## START

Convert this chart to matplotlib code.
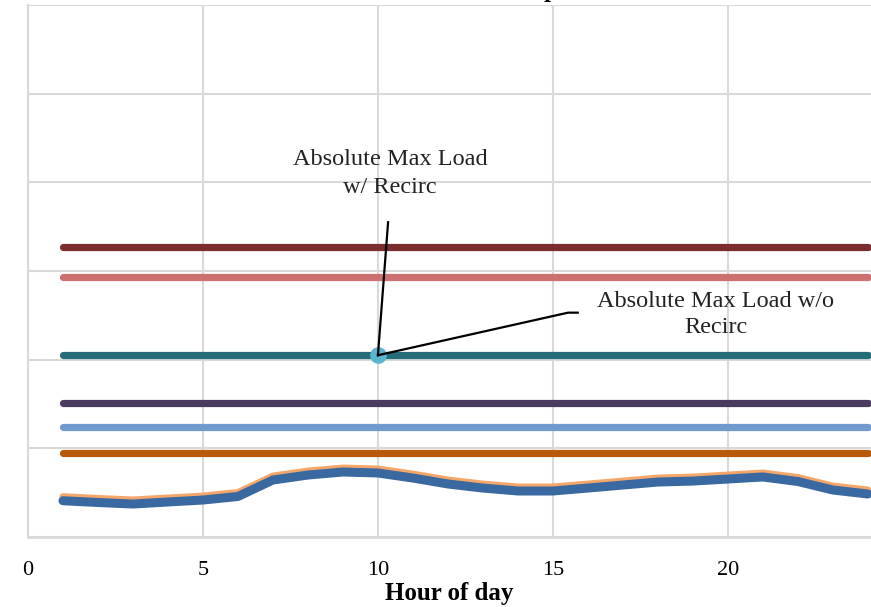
import matplotlib.pyplot as plt

# Hour of day
hours = list(range(1, 25))

# Flat limit lines (value per hour, constant)
max_recirc_hi = 32.7
max_recirc_lo = 29.3
max_no_recirc = 20.5
limit_purple = 15.1
limit_blue = 12.4
limit_orange = 9.5

# Hourly load profiles
load_orange = [4.55, 4.35, 4.18, 4.40, 4.62, 5.02, 6.88, 7.44, 7.78, 7.67, 7.10,
               6.43, 5.97, 5.64, 5.64, 5.97, 6.31, 6.65, 6.76, 6.99, 7.22, 6.71,
               5.75, 5.30]
load_blue = [4.09, 3.89, 3.72, 3.95, 4.17, 4.57, 6.43, 6.99, 7.33, 7.22, 6.65,
             5.98, 5.52, 5.19, 5.19, 5.52, 5.86, 6.20, 6.31, 6.54, 6.77, 6.26,
             5.30, 4.85]

# Annotated point
point_hour = 10
point_value = 20.5

plt.rcParams['font.family'] = ['Liberation Serif', 'DejaVu Serif']

fig = plt.figure(figsize=(8.71, 6.07), dpi=100)
ax = fig.add_axes([28 / 871, 70 / 607, 1 - 28 / 871, 532 / 607])

flat = [
    (max_recirc_hi, '#7B2C2C'),
    (max_recirc_lo, '#CD7070'),
    (max_no_recirc, '#266D7A'),
    (limit_purple, '#4B3B60'),
    (limit_blue, '#6F9ACB'),
    (limit_orange, '#B85A0A'),
]
for val, col in flat:
    ax.plot(hours, [val] * len(hours), color=col, lw=5.2,
            solid_capstyle='round', zorder=3)

ax.plot(hours, load_orange, color='#F5A76A', lw=5, solid_capstyle='round',
        solid_joinstyle='round', zorder=3)
ax.plot(hours, load_blue, color='#3A68A0', lw=6.5, solid_capstyle='round',
        solid_joinstyle='round', zorder=4)

ax.plot([point_hour], [point_value], 'o', color='#5BB4D0', ms=11, zorder=5)

# leader lines
ax.plot([point_hour, 10.29], [point_value, 35.5], color='black', lw=1.6, zorder=6)
ax.plot([point_hour, 15.43, 15.71], [point_value, 25.3, 25.3], color='black',
        lw=1.6, zorder=6)

ax.text(10.34, 41.0, 'Absolute Max Load\nw/ Recirc', ha='center', va='center',
        fontsize=17.5, linespacing=1.45, color='#222222')
ax.text(19.66, 25.1, 'Absolute Max Load w/o\nRecirc', ha='center', va='center',
        fontsize=17.5, linespacing=1.35, color='#222222')

ax.set_xlim(0, 24.09)
ax.set_ylim(0, 60)
ax.set_xticks([0, 5, 10, 15, 20])
ax.set_yticks(range(0, 61, 10))
ax.set_yticklabels([])
ax.tick_params(length=0, labelsize=16, pad=17)
ax.grid(True, color='#D9D9D9', lw=1.5)
ax.set_axisbelow(True)
for s in ['top', 'right']:
    ax.spines[s].set_visible(False)
ax.spines['left'].set_color('#D9D9D9')
ax.spines['bottom'].set_color('#D9D9D9')
ax.spines['left'].set_linewidth(1.5)
ax.spines['bottom'].set_linewidth(2)

ax.set_xlabel('Hour of day', fontsize=18, fontweight='bold', labelpad=2)

# bottom of the chart title, cut by the image edge
fig.text(551 / 871, 1.0 + 3 / 607, 'p', ha='center', va='baseline',
         fontsize=18, fontweight='bold')

fig.savefig('out.png', dpi=100)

## END

What the exercise asks: Take the material above from its first line through the line holding "limit_orange = 9.5" and set it down exactly, without the pictures.

Exercise result:
Convert this chart to matplotlib code.
import matplotlib.pyplot as plt

# Hour of day
hours = list(range(1, 25))

# Flat limit lines (value per hour, constant)
max_recirc_hi = 32.7
max_recirc_lo = 29.3
max_no_recirc = 20.5
limit_purple = 15.1
limit_blue = 12.4
limit_orange = 9.5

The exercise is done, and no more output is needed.